Much has changed in the world since Nixon’s dramatic visit to Beijing in February 1972. It was a visit that first and foremost recognized that the world’s leading power should have formal relations with the world’s most populous country. Nixon’s visit also laid the foundation for a de facto strategic alliance that helped the United States win the Cold War. It was a politically courageous act for the anti-communist Nixon to reach out to the world’s most ruthless communist state, and he suffered the slings and arrows of conservative critics for doing so. But history judges that he was right to do so; that the “opening” to China at that time was very much in the U.S. interest. At a time when the United States’ internal divisions (over Vietnam, race relations, and more) were stark, it had a president who put the country’s interests first.

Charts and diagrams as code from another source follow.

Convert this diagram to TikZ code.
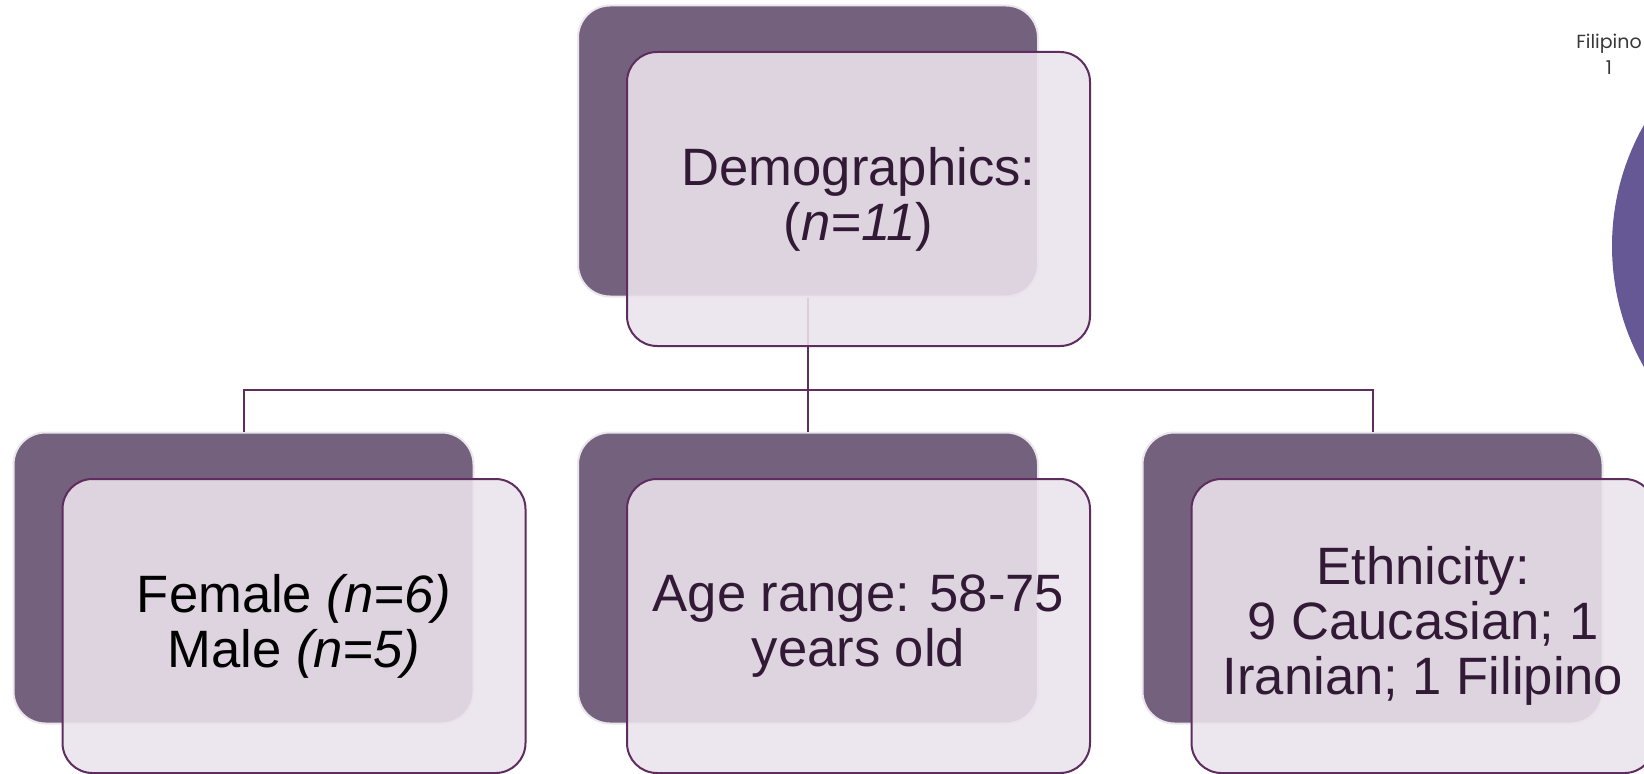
\documentclass[tikz,border=0pt]{standalone}
\usepackage{fontspec}
\setmainfont{Liberation Sans}
\newfontfamily\piefont{Poppins}

\definecolor{backpurple}{HTML}{74617E}
\definecolor{linepurple}{HTML}{5E2C5F}
\definecolor{frontfill}{HTML}{EAE3EC}
\definecolor{textpurple}{HTML}{321A36}
\definecolor{piepurple}{HTML}{665895}

\tikzset{
    back/.style={rounded corners=16pt, fill=backpurple, draw=backpurple!15, line width=1pt,
        minimum width=230pt, minimum height=145.5pt, inner sep=0pt},
    front/.style={rounded corners=15pt, fill=frontfill, fill opacity=0.89, text opacity=1,
        draw=linepurple, line width=1pt, minimum width=231.5pt, minimum height=147pt,
        align=center, text=textpurple, font=\fontsize{26.3}{27.5}\selectfont}
}

\begin{document}
\begin{tikzpicture}[level/.style={sibling distance=282.25pt/#1}, level distance=213.5pt,
    edge from parent/.style={draw=linepurple, line width=1pt},
    edge from parent path={(\tikzparentnode.south) -- ++(0,-46pt) -| (\tikzchildnode.north)}]
    \useasboundingbox (0,0) rectangle (822pt,386.5pt);
    \clip (0,0) rectangle (822pt,386.5pt);
    % piece of the pie chart at the edge
    \fill[piepurple] (928.5pt,263.5pt) circle (122.5pt);
    \node[font=\piefont\fontsize{9.5}{13}\selectfont, text=black!78, align=center] (fil) at (804.5pt,359.5pt) {Filipino\\1};
    \node[back] (root) at (404pt,311pt) {}
        child {node[back] (s) {}}
        child {node[back] (a) {}}
        child {node[back] (e) {}};
    \node[front] (rootf) at ([shift={(25.25pt,-24pt)}]root.center) {Demographics:\\(\textit{n=11})};
    \node[front, text=black] (sf) at ([shift={(25.25pt,-24pt)}]s.center) {Female \textit{(n=6)}\\Male \textit{(n=5)}};
    \node[front] (af) at ([shift={(25.25pt,-24pt)}]a.center) {Age range: 58-75\\years old};
    \node[front] (ef) at ([shift={(25.25pt,-24pt)}]e.center) {Ethnicity:\\9 Caucasian; 1\\Iranian; 1 Filipino};
%    \draw (root) -- (s);
%    \draw (root) -- (e);
\end{tikzpicture}
\end{document}
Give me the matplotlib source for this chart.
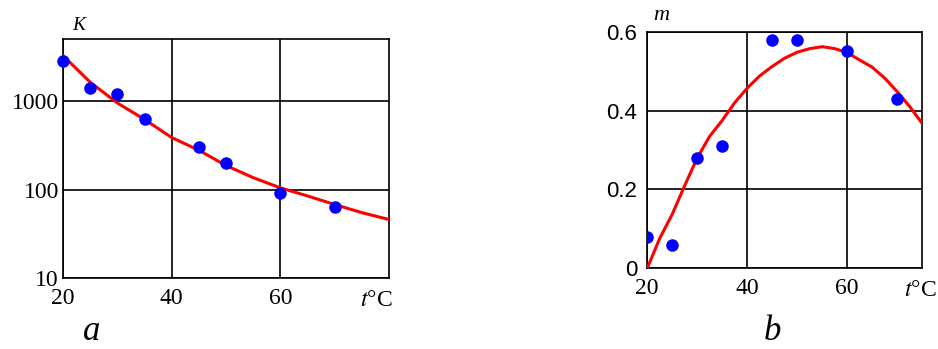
import numpy as np
import matplotlib
matplotlib.use("Agg")
import matplotlib.pyplot as plt

plt.rcParams["font.family"] = ["Liberation Serif", "DejaVu Serif"]
plt.rcParams["mathtext.fontset"] = "stix"

# panel a: K vs t (log scale)
t_a = [20, 25, 30, 35, 45, 50, 60, 70]
k_a = [2850, 1430, 1200, 636, 305, 201, 92, 64]
fit_t_a = [20, 25, 30, 35, 40, 45, 50, 55, 60, 65, 70, 75, 80]
fit_k_a = [3300, 1650, 960, 625, 390, 280, 188, 137, 105, 85, 68, 55, 46]

# panel b: m vs t
t_b = [20, 25, 30, 35, 45, 50, 60, 70]
m_b = [0.08, 0.06, 0.28, 0.31, 0.58, 0.58, 0.55, 0.43]
fit_t_b = [20, 22.5, 25, 27.5, 30, 32.5, 35, 37.5, 40, 42.5, 45, 47.5, 50,
           52.5, 55, 57.5, 60, 62.5, 65, 67.5, 70, 72.5, 75]
fit_m_b = [0.0, 0.076, 0.137, 0.21, 0.28, 0.335, 0.375, 0.42, 0.457, 0.488,
           0.512, 0.533, 0.548, 0.557, 0.562, 0.557, 0.547, 0.528, 0.51,
           0.482, 0.448, 0.41, 0.367]

RED = "#ff0000"
BLUE = "#0000ff"

fig = plt.figure(figsize=(9.38, 3.49), dpi=100)
ax1 = fig.add_axes([0.0672, 0.2034, 0.3475, 0.685])
ax2 = fig.add_axes([0.690, 0.2312, 0.2932, 0.678])

# --- panel a
ax1.plot(fit_t_a, fit_k_a, color=RED, lw=2.2, zorder=3)
ax1.plot(t_a, k_a, "o", color=BLUE, ms=8, zorder=4, clip_on=False)
ax1.set_yscale("log")
ax1.set_xlim(20, 80)
ax1.set_ylim(10, 5100)
ax1.set_xticks([20, 40, 60])
ax1.set_xticklabels(["20", "40", "60"])
ax1.set_yticks([10, 100, 1000])
ax1.set_yticklabels(["10", "100", "1000"])
ax1.minorticks_off()
ax1.tick_params(length=0, labelsize=17)
ax1.tick_params(axis="x", pad=7)
ax1.tick_params(axis="y", pad=3)
ax1.text(0.028, 1.02, "K", transform=ax1.transAxes, style="italic",
         fontsize=14, ha="left", va="bottom")
ax1.text(1.01, -0.05, r"$t$°C", transform=ax1.transAxes, fontsize=17,
         ha="right", va="top")
fig.text(0.098, 0.003, "a", style="italic", fontsize=25, ha="center",
         va="bottom")

# --- panel b
ax2.plot(fit_t_b, fit_m_b, color=RED, lw=2.2, zorder=3)
ax2.plot(t_b, m_b, "o", color=BLUE, ms=8, zorder=4)
ax2.set_xlim(20, 75)
ax2.set_ylim(0, 0.6)
ax2.set_xticks([20, 40, 60])
ax2.set_xticklabels(["20", "40", "60"])
ax2.set_yticks([0, 0.2, 0.4, 0.6])
ax2.set_yticklabels(["0", "0.2", "0.4", "0.6"], family="Liberation Sans")
ax2.tick_params(length=0, labelsize=17)
ax2.tick_params(axis="y", labelsize=16, pad=7)
ax2.tick_params(axis="x", pad=7)
ax2.text(0.02, 1.03, "m", transform=ax2.transAxes, style="italic",
         fontsize=16, ha="left", va="bottom")
ax2.text(1.05, -0.05, r"$t$°C", transform=ax2.transAxes, fontsize=17,
         ha="right", va="top")
fig.text(0.823, 0.003, "b", style="italic", fontsize=25, ha="center",
         va="bottom")

for ax in (ax1, ax2):
    ax.grid(True, color="black", lw=1.2)
    ax.set_axisbelow(True)
    for s in ax.spines.values():
        s.set_linewidth(1.2)

fig.savefig("out.png", dpi=100)
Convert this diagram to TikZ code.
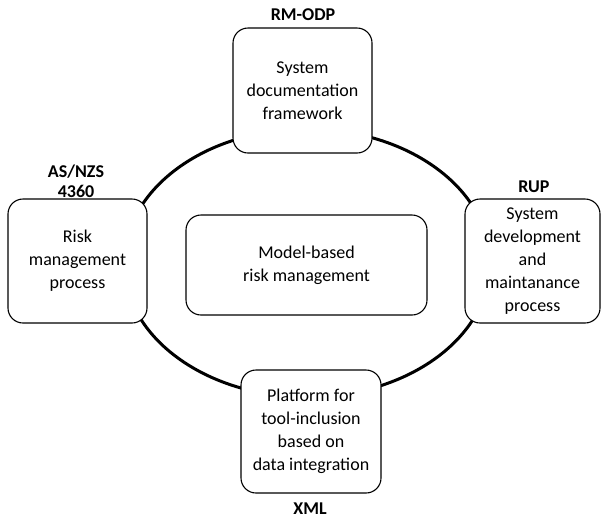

The end of the Cold War, however, removed the common threat that produced the improved Sino-American relationship in the first place. Nixon knew of course, like Britain’s Lord Palmerston, that permanent alliances and permanent enmities were not part of the real world of global politics. He was too much of a hard-headed and sensible realist to believe in “perpetual peace” or “the end of history.” Nixon’s hope that shared economic interests would cause good relations between China and the U.S. to continue was shattered. Today the powerful China that Nixon foresaw is a reality – but is viewed more an enemy than an ally of the United States.